You can convert an immutable container into a mutable one by calling its method ``release()``.
This generates a new UUID and resets the attributes ``replaces``, ``created``, ``storageTime``, ``hash`` and ``modelVersion``.
Server Storage
--------------
It is most convenient to store the server name and the API key in the `configuration file <../configuration.html#scidata>`_.
However, both values can also be specified as method parameters::
>>> dc.upload(server="...", key="...")
>>> dc = Container(uuid="306e2c2d-a9f6-4306-8851-1ee0fceeb852", server="...", key="...")
Files Items
-----------
To add an already existing file to the container (without loading it into the memory) assign a dictionary to an item with its ``path`` key being an instance of ``pathlib.Path``. This file won't be encoded during ``write()`` or ``upload()`` but will instead be added chunkwise to the container::
>>> dc["test.hdf5"] = {"path": pathlib.Path("/in/filesystem/path.hdf5"), "compression": zipfile.ZIP_DEFLATED, "compression_level": 9}
``compression`` and ``compression_level`` are optional. If not specified, the default settings of the container will be used.
If you don't want to load all items of a container into memory, you can use the ``ignore_items`` parameter.

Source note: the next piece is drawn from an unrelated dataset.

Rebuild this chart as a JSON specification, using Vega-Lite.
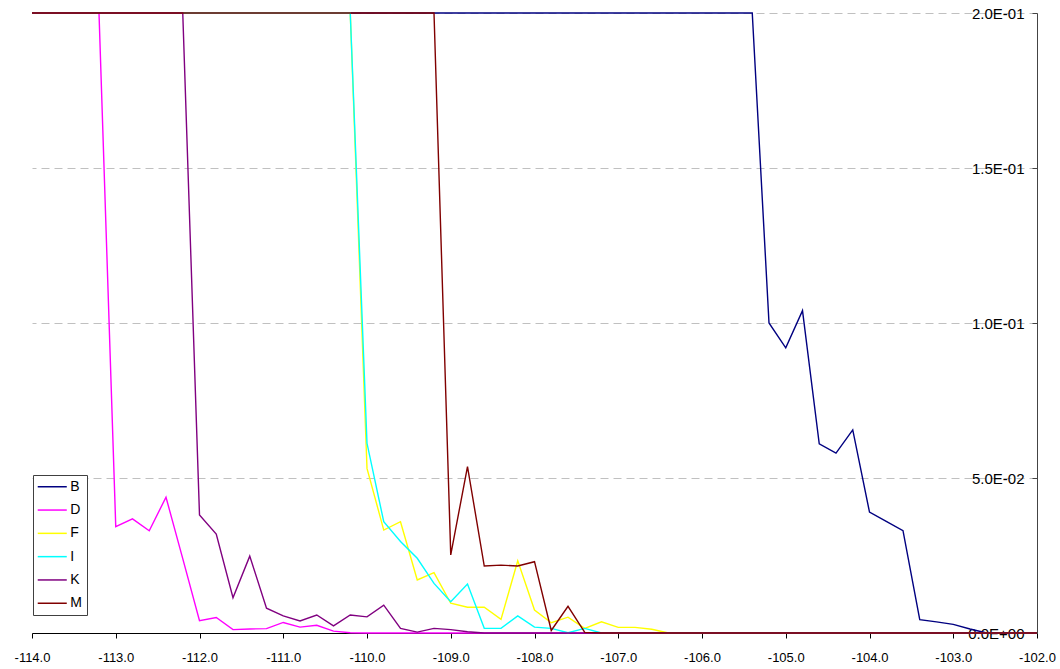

This will skip the specified items during decoding::
>>> dc = Container(file="...", ignore_items=["data/test.hdf5", "log/test.txt"])
>>> # print(dc["data/test.hdf5"]) <- this would throw an error!
If the container was loaded with ``ignore_items``, it is not mutable! This could cause problems if a file was read and then deleted or modified between reading and writing.
File Formats
------------
The ``Container`` class can handle virtually any file format. However, in order to store and read a certain file format, it needs to know how to convert the respective Python object into a bytes stream and vice versa. File formats are identified by their file extension. The following file extensions are currently supported by the package ``scidatacontainer`` out of the box:
.. csv-table::
:header: Extension, File format, Python object, Required packages
.json, JSON file (UTF-8 encoding), dictionary or others,
.txt, Text file (UTF-8 encoding), string,
.log, Text file (UTF-8 encoding), string,
.pgm, Text file (UTF-8 encoding), string,
.png, PNG image file, NumPy array, "cv2, numpy"
.npy, NumPy array, NumPy array, numpy
.hdf5, HDF5 container, NumPy array/dict of NumPy arrays, "h5py, numpy"
.bin, Raw binary data file, bytes,
Native support for image and NumPy objects is only available when your Python environment contains the packages `cv2 `_ and/or `numpy `_. The container class tries to guess the format of items with unknown extension. However, it is more reliable to use the function ``register()`` to add alternative file extensions to already known file formats. The following commands will register the extension ``.py`` as a text file:
>>> from scidatacontainer import register
>>> register("py", "txt")
If you want to register another Python object, you need to provide a conversion class which can convert this object to and from a bytes string. This class should be inherited from the class ``AbstractFile``. The storage of NumPy arrays for example may be realized by the following code:
.. code-block:: python
:linenos:
import io
import numpy as np
from scidatacontainer import AbstractFile, register
class NpyFile(AbstractFile):
"""Data conversion class for NumPy arrays (ndarray)."""
allow_pickle = False
def encode(self):
"""Convert NumPy array to bytes string."""
with io.BytesIO() as fp:
np.save(fp, self.data, allow_pickle=self.allow_pickle)
fp.seek(0)
data = fp.read()
return data
def decode(self, data):
"""Decode NumPy array from bytes string."""
with io.BytesIO() as fp:
fp.write(data)
fp.seek(0)
self.data = np.load(fp, allow_pickle=self.allow_pickle)
register("npy", NpyFile, np.ndarray)
The third argument of the function ``register()`` sets this conversion class as default for NumPy array objects overriding any previous default class. This argument is optional.
Hash values are usually derived from the bytes string of an encoded object. If you require a different behaviour, you may also override the method ``hash()`` of the class ``AbstractFile``.